We also spoke to Oluwanusin, who has 3A*s at A level and nine GCSEs at grades 8 or 9. He says he applied to 18 spring internships altogether, a success rate of 50%. "I wanted to apply to the most prominent investment banks that would give me the best platform to start my career with," he tells us.
Oluwanusin did his spring weeks at Lazard, Morgan Stanley, Rothschild, hedge fund DE Shaw, and Bank of America among others. He says he didn't apply to the likes of JPMorgan or Evercore, even though he would have liked to because of technical issues and life simply getting in the way. "I was too busy."
If you want a spring internship at a major bank, Oluwanusin says you'll need to be prepared for a demanding recruitment process which typically includes the application form, psychometric tests, Hirevue-type video interviews and then video interviews involving an actual human being.
Of all the applications he went through, Oluwanusin says Rothschild's was the most involved as it included an assessment centre on Microsoft Teams with three other spring week applicants.
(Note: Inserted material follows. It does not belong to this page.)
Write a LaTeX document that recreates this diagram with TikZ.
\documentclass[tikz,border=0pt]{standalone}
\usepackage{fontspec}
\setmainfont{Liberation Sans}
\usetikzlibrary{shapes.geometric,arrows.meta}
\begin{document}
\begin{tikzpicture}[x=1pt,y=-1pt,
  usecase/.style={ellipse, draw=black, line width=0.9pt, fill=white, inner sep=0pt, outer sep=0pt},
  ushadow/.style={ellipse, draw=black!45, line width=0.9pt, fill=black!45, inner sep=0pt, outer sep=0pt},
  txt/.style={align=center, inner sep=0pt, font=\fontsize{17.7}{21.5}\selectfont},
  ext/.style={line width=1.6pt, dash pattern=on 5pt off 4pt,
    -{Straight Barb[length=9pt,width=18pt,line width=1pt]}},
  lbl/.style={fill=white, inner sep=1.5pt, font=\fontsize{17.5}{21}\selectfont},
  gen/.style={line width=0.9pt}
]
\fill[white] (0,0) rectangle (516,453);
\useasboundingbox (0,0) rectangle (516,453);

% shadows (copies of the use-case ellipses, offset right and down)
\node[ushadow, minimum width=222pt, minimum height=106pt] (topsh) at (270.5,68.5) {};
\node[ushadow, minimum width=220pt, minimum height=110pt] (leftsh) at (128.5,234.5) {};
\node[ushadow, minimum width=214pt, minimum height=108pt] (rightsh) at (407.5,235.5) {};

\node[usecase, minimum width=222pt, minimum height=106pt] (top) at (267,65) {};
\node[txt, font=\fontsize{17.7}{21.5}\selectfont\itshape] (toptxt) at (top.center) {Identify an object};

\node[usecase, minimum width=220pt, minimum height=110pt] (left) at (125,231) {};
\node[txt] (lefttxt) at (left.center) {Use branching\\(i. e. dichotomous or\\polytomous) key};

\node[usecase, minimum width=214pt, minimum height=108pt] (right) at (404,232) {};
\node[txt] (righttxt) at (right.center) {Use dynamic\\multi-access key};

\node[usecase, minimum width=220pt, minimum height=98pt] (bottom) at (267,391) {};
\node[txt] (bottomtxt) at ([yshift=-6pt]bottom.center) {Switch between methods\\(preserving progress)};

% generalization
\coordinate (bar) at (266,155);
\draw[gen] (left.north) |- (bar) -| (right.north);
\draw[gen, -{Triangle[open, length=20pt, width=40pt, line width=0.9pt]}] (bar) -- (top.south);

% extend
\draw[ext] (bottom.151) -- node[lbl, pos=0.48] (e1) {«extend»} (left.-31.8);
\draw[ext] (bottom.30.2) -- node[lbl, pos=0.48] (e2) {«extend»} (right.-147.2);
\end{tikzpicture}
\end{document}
This assessment centre included both a case study and an open-ended discussion. If you encounter one of these assessment centres, Oluwanusin says you need to be ready to discuss issues like the relative advantages of debt and equity funding, or whether banks can help fight climate change.
Morgan Stanley's application process was also comparatively challenging. Oluwanusin says it involved a "verbally dictated" telephone interview and that capturing all the information was a challenge.
The big advantage of spring weeks is that they give participants an opportunity to jump the queue for summer internships. Oluwanusin is going to intern at Lazard next summer. He says all his spring weeks offered summer conversion potential, except DE Shaw's, which was a special case.
DE Shaw's special spring week internship
If you want a spring internship at DE Shaw, you will not be able to apply for it.
Confirming an earlier report on Wall Street Oasis, Oluwanusin says you have to be invited to participate in a DE Shaw spring week in London. How do you get invited? DE Shaw didn't tell us, but Oluwanusin suspects he was invited because he had a good CV and internships at multiple banks.
DE Shaw's spring week doesn't offer the potential for conversion into a summer internship, but Oluwanusin says it was his favourite one. It included a trip to the London Eye, a cocktail bar and a large array of fine foods.